_Data provided_:
..............................

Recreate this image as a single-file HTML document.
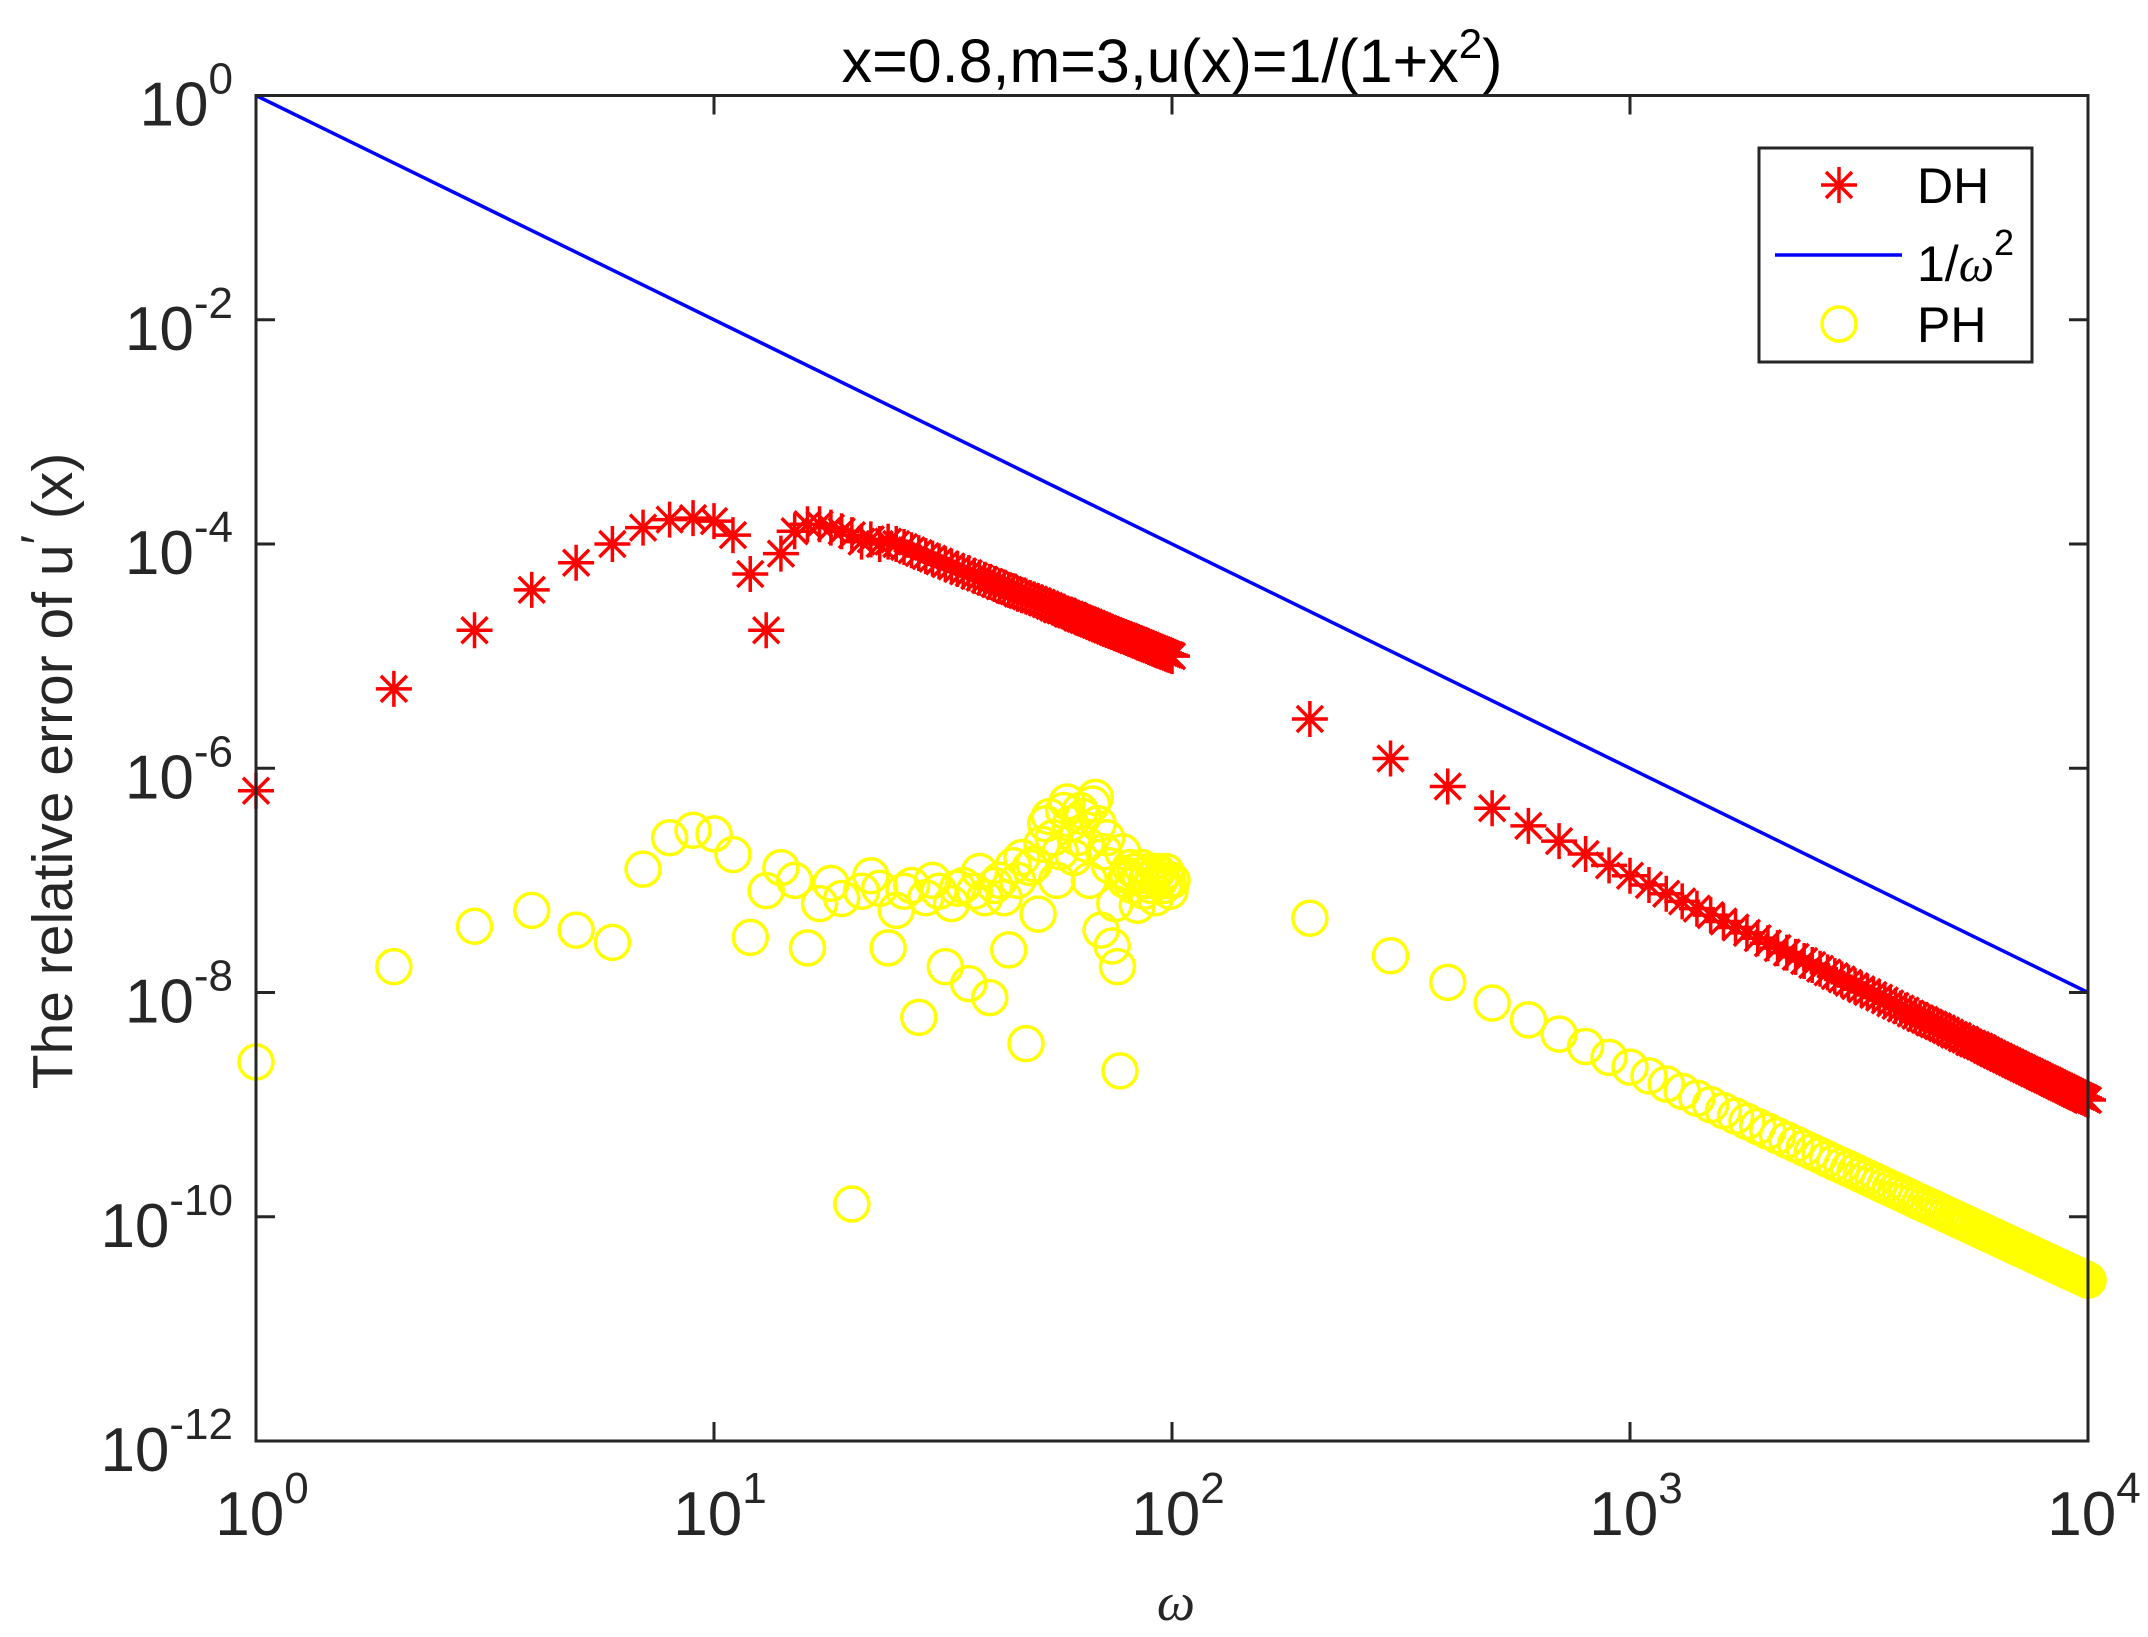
<!DOCTYPE html>
<html><head><meta charset="utf-8"><style>
html,body{margin:0;padding:0;background:#fff;}
svg{display:block;font-family:"Liberation Sans",Arial,sans-serif;}
</style></head><body>
<svg id="chart" width="2148" height="1637" viewBox="0 0 2148 1637" xmlns="http://www.w3.org/2000/svg">
<rect width="2148" height="1637" fill="#fff"/>
<text x="1172" y="82" font-size="61" text-anchor="middle" fill="#000">x=0.8,m=3,u(x)=1/(1+x<tspan dy="-24" font-size="42">2</tspan><tspan dy="24">)</tspan></text>
<g id="plot"></g>
<g id="axes"></g>
<text transform="translate(72,771) rotate(-90)" font-size="57" text-anchor="middle" fill="#262626">The relative error of u<tspan font-size="50" dy="-16">′</tspan><tspan dy="16"> (x)</tspan></text>
<text x="1176" y="1620" font-size="54" font-style="italic" text-anchor="middle" fill="#262626" font-family="Liberation Serif, serif">ω</text>
<g>
<rect x="1759" y="148" width="273" height="214" fill="#fff" stroke="#262626" stroke-width="3"/>
<g stroke="#ff0000" stroke-width="3.5">
<line x1="1821" y1="185" x2="1857" y2="185"/><line x1="1839" y1="167" x2="1839" y2="203"/>
<line x1="1826" y1="172" x2="1852" y2="198"/><line x1="1826" y1="198" x2="1852" y2="172"/></g>
<text x="1917" y="203" font-size="50" fill="#000">DH</text>
<line x1="1775" y1="255" x2="1902" y2="255" stroke="#0000ff" stroke-width="3.5"/>
<text x="1917" y="281" font-size="50" fill="#000">1/<tspan font-style="italic" font-family="Liberation Serif, serif">ω</tspan><tspan dy="-26" font-size="36">2</tspan></text>
<circle cx="1839" cy="324" r="17" fill="none" stroke="#ffff00" stroke-width="3.5"/>
<text x="1917" y="342" font-size="50" fill="#000">PH</text>
</g>
</svg>
<script>
const dhOmegaLow = [1,2,3,4,5,6,7,8,9,10,11,12,13,14,15,16,17,18,19,20,21,22,23,24,25,26,27,28,29,30,31,32,33,34,35,36,37,38,39,40,41,42,43,44,45,46,47,48,49,50,51,52,53,54,55,56,57,58,59,60,61,62,63,64,65,66,67,68,69,70,71,72,73,74,75,76,77,78,79,80,81,82,83,84,85,86,87,88,89,90,91,92,93,94,95,96,97,98,99,100];
const dhValuesLow = [6.3e-7,5.1e-6,1.7e-5,3.9e-5,6.8e-5,1.0e-4,1.4e-4,1.65e-4,1.7e-4,1.6e-4,1.2e-4,5.4e-5,1.7e-5,8.2e-5,1.3e-4,1.5e-4,1.5e-4,1.4e-4,1.3e-4,1.2e-4,1.05e-4,1.1e-4,1.0e-4,1.05e-4,1.0e-4,9.4e-5,8.8e-5,8.3e-5,7.8e-5,7.4e-5,7.0e-5,6.6e-5,6.3e-5,6.0e-5,5.7e-5,5.5e-5,5.2e-5,5.0e-5,4.8e-5,4.6e-5,4.4e-5,4.2e-5,4.1e-5,3.9e-5,3.8e-5,3.6e-5,3.5e-5,3.4e-5,3.3e-5,3.2e-5,3.1e-5,3.0e-5,2.9e-5,2.8e-5,2.7e-5,2.6e-5,2.55e-5,2.5e-5,2.4e-5,2.35e-5,2.3e-5,2.2e-5,2.15e-5,2.1e-5,2.05e-5,2.0e-5,1.95e-5,1.9e-5,1.85e-5,1.8e-5,1.76e-5,1.72e-5,1.68e-5,1.64e-5,1.6e-5,1.57e-5,1.54e-5,1.51e-5,1.48e-5,1.45e-5,1.42e-5,1.39e-5,1.37e-5,1.34e-5,1.31e-5,1.29e-5,1.26e-5,1.24e-5,1.21e-5,1.19e-5,1.17e-5,1.15e-5,1.13e-5,1.11e-5,1.09e-5,1.07e-5,1.05e-5,1.03e-5,1.02e-5,1.0e-5];
const phValuesLow = [2.4e-9,1.7e-8,3.9e-8,5.4e-8,3.6e-8,2.8e-8,1.26e-7,2.4e-7,2.8e-7,2.6e-7,1.7e-7,3.1e-8,8.1e-8,1.3e-7,1.0e-7,2.5e-8,6.2e-8,9.4e-8,6.9e-8,1.3e-10,8e-8,1.1e-7,8.5e-8,2.5e-8,5.4e-8,8e-8,9e-8,6e-9,7e-8,1.0e-7,8e-8,1.7e-8,6.2e-8,8.5e-8,9e-8,1.2e-8,8e-8,1.2e-7,7e-8,9e-9,9e-8,1e-7,7e-8,2.4e-8,1.35e-7,1.0e-7,1.6e-7,3.5e-9,1.3e-7,1.4e-7,5e-8,2.1e-7,3.2e-7,3.7e-7,2.4e-7,1e-7,1.8e-7,4.2e-7,5e-7,3.2e-7,1.6e-7,2.4e-7,4.2e-7,3.7e-7,2.1e-7,1e-7,4.8e-7,5.5e-7,3.2e-7,3.6e-8,1.8e-7,2.4e-7,1.35e-7,2.6e-8,6.2e-8,1.7e-8,2e-9,1.8e-7,1e-7,1.1e-7,1.3e-7,9e-8,1.2e-7,6e-8,1.1e-7,1.3e-7,8e-8,1.0e-7,1.2e-7,9e-8,1.1e-7,7e-8,1.2e-7,1.0e-7,1.1e-7,9e-8,1.2e-7,1.0e-7,8e-8,1.0e-7];
const omegaHigh = [200,300,400,500,600,700,800,900,1000,1100,1200,1300,1400,1500,1600,1700,1800,1900,2000,2100,2200,2300,2400,2500,2600,2700,2800,2900,3000,3100,3200,3300,3400,3500,3600,3700,3800,3900,4000,4100,4200,4300,4400,4500,4600,4700,4800,4900,5000,5100,5200,5300,5400,5500,5600,5700,5800,5900,6000,6100,6200,6300,6400,6500,6600,6700,6800,6900,7000,7100,7200,7300,7400,7500,7600,7700,7800,7900,8000,8100,8200,8300,8400,8500,8600,8700,8800,8900,9000,9100,9200,9300,9400,9500,9600,9700,9800,9900,10000];
const dhValuesHigh = [2750e-9,1222e-9,688e-9,440e-9,306e-9,224e-9,172e-9,136e-9,110e-9,91e-9,76e-9,65e-9,56e-9,49e-9,43e-9,38e-9,34e-9,30.5e-9,27.5e-9,24.9e-9,22.7e-9,20.8e-9,19.1e-9,17.6e-9,16.3e-9,15.1e-9,14.0e-9,13.1e-9,12.2e-9,11.4e-9,10.7e-9,10.1e-9,9.5e-9,9.0e-9,8.5e-9,8.0e-9,7.6e-9,7.2e-9,6.9e-9,6.5e-9,6.2e-9,5.9e-9,5.7e-9,5.4e-9,5.2e-9,5.0e-9,4.8e-9,4.6e-9,4.4e-9,4.2e-9,4.1e-9,3.9e-9,3.8e-9,3.6e-9,3.5e-9,3.4e-9,3.3e-9,3.2e-9,3.06e-9,2.96e-9,2.86e-9,2.77e-9,2.69e-9,2.60e-9,2.53e-9,2.45e-9,2.38e-9,2.31e-9,2.24e-9,2.18e-9,2.12e-9,2.06e-9,2.01e-9,1.96e-9,1.90e-9,1.86e-9,1.81e-9,1.76e-9,1.72e-9,1.68e-9,1.64e-9,1.60e-9,1.56e-9,1.52e-9,1.49e-9,1.45e-9,1.42e-9,1.39e-9,1.36e-9,1.33e-9,1.30e-9,1.27e-9,1.24e-9,1.22e-9,1.19e-9,1.17e-9,1.15e-9,1.12e-9,1.10e-9];
const phValuesHigh = [46000e-12,21280e-12,12320e-12,8065e-12,5701e-12,4255e-12,3300e-12,2640e-12,2160e-12,1803e-12,1528e-12,1312e-12,1140e-12,1000e-12,885e-12,789e-12,707e-12,638e-12,579e-12,528e-12,483e-12,444e-12,409e-12,379e-12,352e-12,327e-12,305e-12,286e-12,268e-12,252e-12,237e-12,224e-12,211e-12,200e-12,189e-12,180e-12,171e-12,163e-12,155e-12,148e-12,141e-12,135e-12,129e-12,124e-12,119e-12,114e-12,110e-12,105e-12,101.5e-12,97.8e-12,94.2e-12,90.8e-12,87.7e-12,84.7e-12,81.8e-12,79.1e-12,76.6e-12,74.1e-12,71.8e-12,69.5e-12,67.5e-12,65.4e-12,63.5e-12,61.7e-12,59.9e-12,58.2e-12,56.6e-12,55.0e-12,53.5e-12,52.1e-12,50.8e-12,49.5e-12,48.2e-12,47.0e-12,45.8e-12,44.7e-12,43.6e-12,42.6e-12,41.6e-12,40.6e-12,39.7e-12,38.7e-12,37.9e-12,37.0e-12,36.2e-12,35.4e-12,34.7e-12,33.9e-12,33.2e-12,32.5e-12,31.9e-12,31.2e-12,30.6e-12,30.0e-12,29.4e-12,28.8e-12,28.3e-12,27.7e-12,27.2e-12];
const refLineOmega = [1,10000];
const refLineValues = [1,1e-8];
const xTickExps = [0,1,2,3,4];
const yTickExps = [0,-2,-4,-6,-8,-10,-12];

const NS = "http://www.w3.org/2000/svg";
const L = 256, R = 2088, T = 95.5, B = 1441;
const xMinE = 0, xMaxE = 4, yMinE = -12, yMaxE = 0;
function xScale(v){ return L + (Math.log10(v) - xMinE) / (xMaxE - xMinE) * (R - L); }
function yScale(v){ return B - (Math.log10(v) - yMinE) / (yMaxE - yMinE) * (B - T); }
function mk(tag, attrs, parent){ const e = document.createElementNS(NS, tag); for (const k in attrs) e.setAttribute(k, attrs[k]); parent.appendChild(e); return e; }

const plot = document.getElementById('plot');
const axes = document.getElementById('axes');

const refPts = refLineOmega.map((w,i)=> xScale(w).toFixed(1)+','+yScale(refLineValues[i]).toFixed(1)).join(' ');
const refLine = mk('polyline', {points: refPts, fill:'none', stroke:'#0000ff', 'stroke-width':3.5}, plot);



const dhOmega = dhOmegaLow.concat(omegaHigh);
const dhVals = dhValuesLow.concat(dhValuesHigh);
const phVals = phValuesLow.concat(phValuesHigh);

const gDH = mk('g', {stroke:'#ff0000', 'stroke-width':3.5, fill:'none'}, plot);


const s = 18, d = 13;
dhOmega.forEach((w,i)=>{
  const cx = xScale(w), cy = yScale(dhVals[i]);
  const p = mk('path', {d:`M${cx-s} ${cy}H${cx+s}M${cx} ${cy-s}V${cy+s}M${cx-d} ${cy-d}L${cx+d} ${cy+d}M${cx-d} ${cy+d}L${cx+d} ${cy-d}`}, gDH);
  
  
});

const gPH = mk('g', {stroke:'#ffff00', 'stroke-width':3.5, fill:'none'}, plot);


dhOmega.forEach((w,i)=>{
  const c = mk('circle', {cx:xScale(w), cy:yScale(phVals[i]), r:17}, gPH);
  
  
});

const box = mk('rect', {x:L, y:T, width:R-L, height:B-T, fill:'none', stroke:'#262626', 'stroke-width':3}, axes);


const tl = 19;
xTickExps.forEach(e=>{
  const x = xScale(Math.pow(10,e));
  const t = mk('path', {d:`M${x} ${B}V${B-tl}M${x} ${T}V${T+tl}`, stroke:'#262626', 'stroke-width':3}, axes);
  
  
  const lab = mk('text', {x:x+6, y:1535, 'font-size':62, 'text-anchor':'middle', fill:'#262626'}, axes);
  
  
  lab.innerHTML = `10<tspan dy="-32" font-size="44">${e}</tspan>`;
});
yTickExps.forEach(e=>{
  const y = yScale(Math.pow(10,e));
  const t = mk('path', {d:`M${L} ${y}H${L+tl}M${R} ${y}H${R-tl}`, stroke:'#262626', 'stroke-width':3}, axes);
  
  
  const lab = mk('text', {x:233, y:y+30, 'font-size':62, 'text-anchor':'end', fill:'#262626'}, axes);
  
  
  const es = e === 0 ? '0' : '-' + (-e);
  lab.innerHTML = `10<tspan dy="-32" font-size="44">${es}</tspan>`;
});
</script>
</body></html>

..............................

_Instructions to follow_: Lines containing the word "document" must all be returned from the material above.

_Full response_:
Recreate this image as a single-file HTML document.
function mk(tag, attrs, parent){ const e = document.createElementNS(NS, tag); for (const k in attrs) e.setAttribute(k, attrs[k]); parent.appendChild(e); return e; }
const plot = document.getElementById('plot');
const axes = document.getElementById('axes');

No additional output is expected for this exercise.